The massive turnaround in the financial sector is playing a big role in the earnings recovery, with the sector expected to post a big profit after posting a loss a year ago. That the sector that helped exacerbate the recession is now profiting a year later is a major source of frustration for many investors, especially since taxpayers helped fund the bailouts.

Federal Reserve: The central bank made record profits last year, due to money made off its efforts to stabilize the financial system. The bank made a record $52.1 billion profit in 2009. Of that total, $46.1 billion gets returned to taxpayers with the rest used to cover certain deductions.
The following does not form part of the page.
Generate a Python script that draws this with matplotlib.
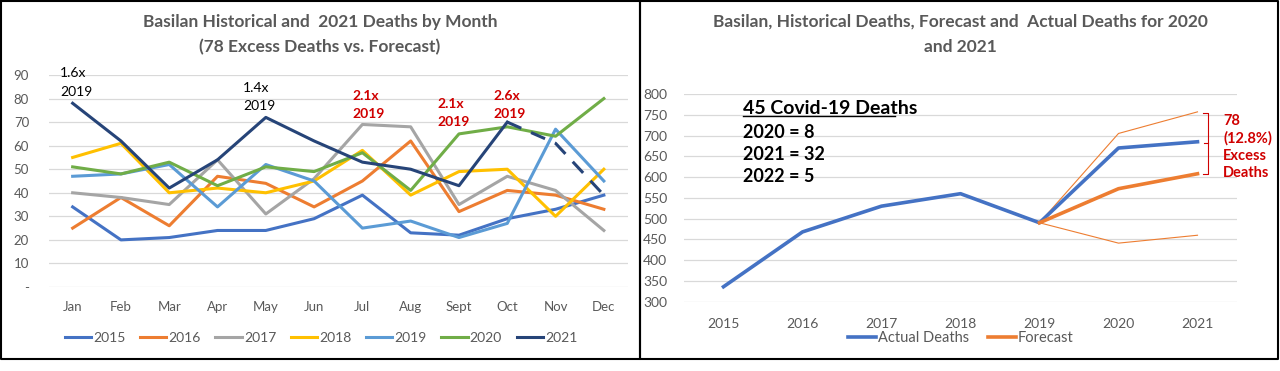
import numpy as np
import matplotlib
matplotlib.use("Agg")
import matplotlib.pyplot as plt
from matplotlib.lines import Line2D

plt.rcParams['font.family'] = ['Lato', 'DejaVu Sans']

# left chart data: deaths by month
months = ['Jan', 'Feb', 'Mar', 'Apr', 'May', 'Jun', 'Jul', 'Aug', 'Sept', 'Oct', 'Nov', 'Dec']
d2015 = [34, 20, 21, 24, 24, 29, 39, 23, 22, 29, 33, 39]
d2016 = [25, 38, 26, 47, 44, 34, 45, 62, 32, 41, 39, 33]
d2017 = [40, 38, 35, 54, 31, 46, 69, 68, 35, 47, 41, 24]
d2018 = [55, 61, 40, 42, 40, 45, 58, 39, 49, 50, 30, 50]
d2019 = [47, 48, 52, 34, 52, 45, 25, 28, 21, 27, 67, 45]
d2020 = [51, 48, 53, 43, 51, 49, 57, 41, 65, 68, 64, 80]
d2021 = [78, 62, 42, 54, 72, 62, 53, 50, 43, 70, 61, 39]
series_years = ['2015', '2016', '2017', '2018', '2019', '2020', '2021']
series_colors = ['#4472C4', '#ED7D31', '#A5A5A5', '#FFC000', '#5B9BD5', '#70AD47', '#264478']

# right chart data: yearly totals
years = ['2015', '2016', '2017', '2018', '2019', '2020', '2021']
actual = [336, 468, 530, 560, 490, 670, 685]
forecast = [490, 572, 608]
upper = [490, 705, 757]
lower = [490, 441, 460]

W, H = 1280, 371
fig = plt.figure(figsize=(12.8, 3.71), dpi=100)


def fx(px):
    return px / W


def fy(py):
    return (H - py) / H


grey = '#595959'
grid = '#D9D9D9'
red = '#D00000'

# ---- left chart ----
ax1 = fig.add_axes([fx(48.5), fy(287), fx(628) - fx(48.5), fy(75) - fy(287)])
x = np.arange(len(months))
data = [d2015, d2016, d2017, d2018, d2019, d2020, d2021]
handles = []
for yr, vals, c in zip(series_years, data, series_colors):
    if yr == '2021':
        h, = ax1.plot(x[:10], vals[:10], color=c, lw=2.2, zorder=3)
        ax1.plot(x[9:], vals[9:], color=c, lw=2.2, dashes=(5, 3.5), zorder=3)
    else:
        h, = ax1.plot(x, vals, color=c, lw=2.2, zorder=2)
    handles.append(h)

ax1.set_xlim(-0.5, 11.5)
ax1.set_ylim(0, 90)
ax1.set_yticks(range(0, 91, 10))
ax1.set_yticklabels(['-'] + [str(v) for v in range(10, 91, 10)])
ax1.set_xticks(x)
ax1.set_xticklabels(months)
for s in ax1.spines.values():
    s.set_visible(False)
ax1.grid(axis='y', color=grid, lw=0.9)
ax1.set_axisbelow(True)
ax1.tick_params(length=0, labelsize=9.5, colors=grey, labelcolor=grey)
ax1.tick_params(axis='y', pad=14)
ax1.tick_params(axis='x', pad=10)

fig.text(fx(320), fy(22), 'Basilan Historical and  2021 Deaths by Month', ha='center', va='center',
         fontsize=12.5, fontweight='bold', color=grey)
fig.text(fx(320), fy(47), '(78 Excess Deaths vs. Forecast)', ha='center', va='center',
         fontsize=12.5, fontweight='bold', color=grey)

notes = [(60, 73, '1.6x', 'black', 'normal'),
         (243, 88, '1.4x', 'black', 'normal'),
         (352, 96, '2.1x', red, 'bold'),
         (437, 104, '2.1x', red, 'bold'),
         (493, 96, '2.6x', red, 'bold')]
for px, py, t, c, w in notes:
    fig.text(fx(px), fy(py), t, ha='left', va='center', fontsize=10, color=c, fontweight=w)
    fig.text(fx(px), fy(py + 18.5), '2019', ha='left', va='center', fontsize=10, color=c, fontweight=w)

fig.legend(handles, series_years, loc='center', bbox_to_anchor=(fx(321), fy(338)), ncol=7,
           frameon=False, fontsize=10, handlelength=1.9, handletextpad=0.15, columnspacing=1.05,
           labelcolor=grey)

# ---- right chart ----
ax2 = fig.add_axes([fx(684), fy(301.7), fx(1237) - fx(684), fy(94) - fy(301.7)])
xr = np.arange(len(years))
la, = ax2.plot(xr, actual, color='#4472C4', lw=2.6, zorder=3)
lf, = ax2.plot(xr[4:], forecast, color='#ED7D31', lw=2.6, zorder=3)
ax2.plot(xr[4:], upper, color='#ED7D31', lw=0.8, zorder=2)
ax2.plot(xr[4:], lower, color='#ED7D31', lw=0.8, zorder=2)
ax2.set_xlim(-0.5, 6.5)
ax2.set_ylim(300, 800)
ax2.set_yticks(range(300, 801, 50))
ax2.set_xticks(xr)
ax2.set_xticklabels(years)
for s in ax2.spines.values():
    s.set_visible(False)
ax2.grid(axis='y', color=grid, lw=0.9)
ax2.set_axisbelow(True)
ax2.tick_params(length=0, labelsize=10, colors=grey, labelcolor=grey)
ax2.tick_params(axis='y', pad=12)
ax2.tick_params(axis='x', pad=12)

fig.text(fx(960), fy(22), 'Basilan, Historical Deaths, Forecast and  Actual Deaths for 2020', ha='center',
         va='center', fontsize=12.5, fontweight='bold', color=grey)
fig.text(fx(960), fy(47), 'and 2021', ha='center', va='center', fontsize=12.5, fontweight='bold', color=grey)

fig.text(fx(743), fy(108), '45 Covid-19 Deaths', ha='left', va='center', fontsize=14, fontweight='bold',
         color='black')
fig.add_artist(Line2D([fx(743), fx(895)], [fy(116), fy(116)], color='black', lw=1))
for i, t in enumerate(['2020 = 8', '2021 = 32', '2022 = 5']):
    fig.text(fx(743), fy(132 + i * 22.5), t, ha='left', va='center', fontsize=13, fontweight='bold',
             color='black')

# excess bracket
bx = 1208
fig.add_artist(Line2D([fx(bx - 5), fx(bx), fx(bx), fx(bx - 5)], [fy(113), fy(113), fy(174), fy(174)],
                      color=red, lw=0.8))
fig.add_artist(Line2D([fx(bx), fx(bx - 4)], [fy(143), fy(143)], color=red, lw=0.8))
for i, t in enumerate(['78', '(12.8%)', 'Excess', 'Deaths']):
    fig.text(fx(1223), fy(121 + i * 17.3), t, ha='left', va='center', fontsize=10.5, fontweight='bold',
             color=red)

fig.legend([la, lf], ['Actual Deaths', 'Forecast'], loc='center', bbox_to_anchor=(fx(961), fy(338)),
           ncol=2, frameon=False, fontsize=10.5, handlelength=1.9, handletextpad=0.15, columnspacing=1.3,
           labelcolor=grey)

# panel borders
for x0, x1 in [(1, 640), (640, 1278)]:
    fig.add_artist(Line2D([fx(x0), fx(x1), fx(x1), fx(x0), fx(x0)],
                          [fy(1), fy(1), fy(359), fy(359), fy(1)], color='black', lw=1.5))

fig.savefig('out.png', dpi=100)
Economy: The November trade deficit, released in the morning, widened to $36.4 billion from a revised $33.2 billion in October. The deficit was expected to widen to $34.5 billion, according to a consensus of economists surveyed by Briefing.com.

World markets: Asian markets ended mixed one day after hitting 17-month highs on a report that showed China's exports jumped 17.7% in December versus a year ago. European markets ended lower.

Commodities and the dollar: The dollar gained versus the euro and fell versus the yen.

Gold and oil prices slumped.

COMEX gold for February delivery fell $22 to settle at $1,129.40 an ounce. Gold closed at an all-time high of $1,218.30 an ounce last month.

U.S. light crude oil for February delivery fell $1.73 to settle at $80.79 a barrel on the New York Mercantile Exchange.

Bonds: Treasury prices rallied in a classic flight-to-safety, lowering the yield on the 10-year note to 3.71% from 3.82% late Monday. Treasury prices and yields move in opposite directions.

Market breadth was negative. On the New York Stock Exchange, losers beat winners by seven to three on volume of 1.097 billion shares. On the Nasdaq, decliners topped advancers by nine to four on volume of 2.403 billion shares.